20 октября Жиль снова появился перед неимоверным скоплением народа — о процессе говорил весь город, каждый, до последнего ремесленника, хотел побывать хотя бы на одном заседании суда.
Епископ спросил его: „Не имеете ли вы сказать что-либо в оправдание ваших преступлений?“ Жиль ответил, что ему достаточно предшествующих разъяснений. Обвинитель в свою очередь предложил трибуналу отсрочить новое слушание дела, „пока готовятся письменные показания против обвиняемого“. Жиль сказал, что это излишне, так как он „уже почти во всем признался и намеревается признаться в остальном“. Епископ спросил его, не станет ли он опровергать показания свидетелей, выдвинутых обвинителем. После отказа обвинитель заявил: „Признание сеньора Жиля, а также показания, которые уже прозвучали перед почтенными судьями, не кажутся мне достаточными“. Он потребовал применить к обвиняемому пытку, что было встречено с одобрением. Жиль остался к этой новости равнодушен. Но 21 октября, увидев в подвале замка орудия пыток, он стал умолять судей не пытать его и пообещал, что признается во всем, что таил до сих пор. Он просил, чтобы для этого трибунал включил в свой состав епископа де Сен-Бриока, а со светской стороны — председателя Пьера де Лопиталя.

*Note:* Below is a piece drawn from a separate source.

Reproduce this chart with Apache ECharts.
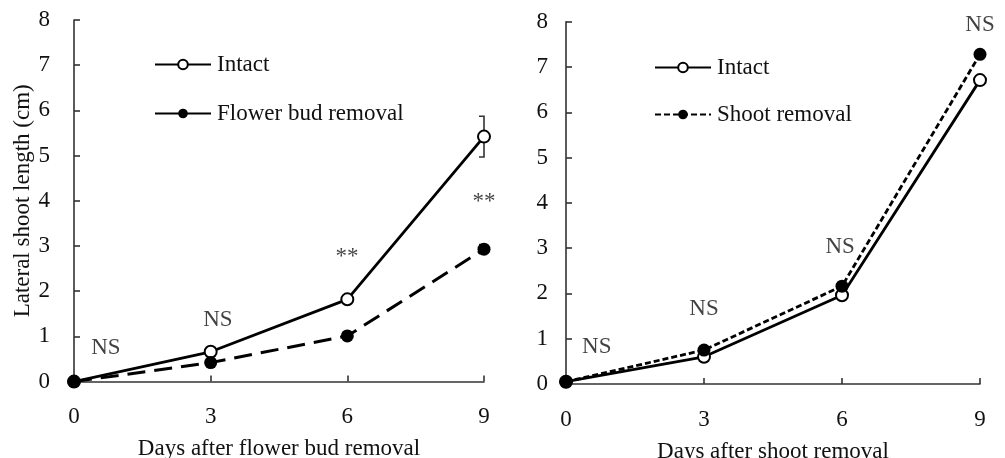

В два часа пополудни монсеньор де Сен-Бриок, Жан Лабэ, герцогский капитан, его оруженосец Ивон де Росерф, а также клерк Жан де Тушерон вошли в камеру Жиля, как было условлено заранее. Несмотря на все усилия, мне не удалось узнать ничего нового в добавление к уже сделанным Жилем признаниям. Мне известно лишь, что Жиль вел себя нервно и затеял ссору с Прелати, своим главным сообщником.
На следующий день, подвергаясь опросу обвинителя, он легко признал, что виновен в содомии, не отрицая ни одной из ужасных подробностей совершенных им преступлений. Я не буду перечислять их, приведу только пример: из нескольких детских голов, разложенных на каминной полке, он выбирал самую красивую и целовал ее в губы!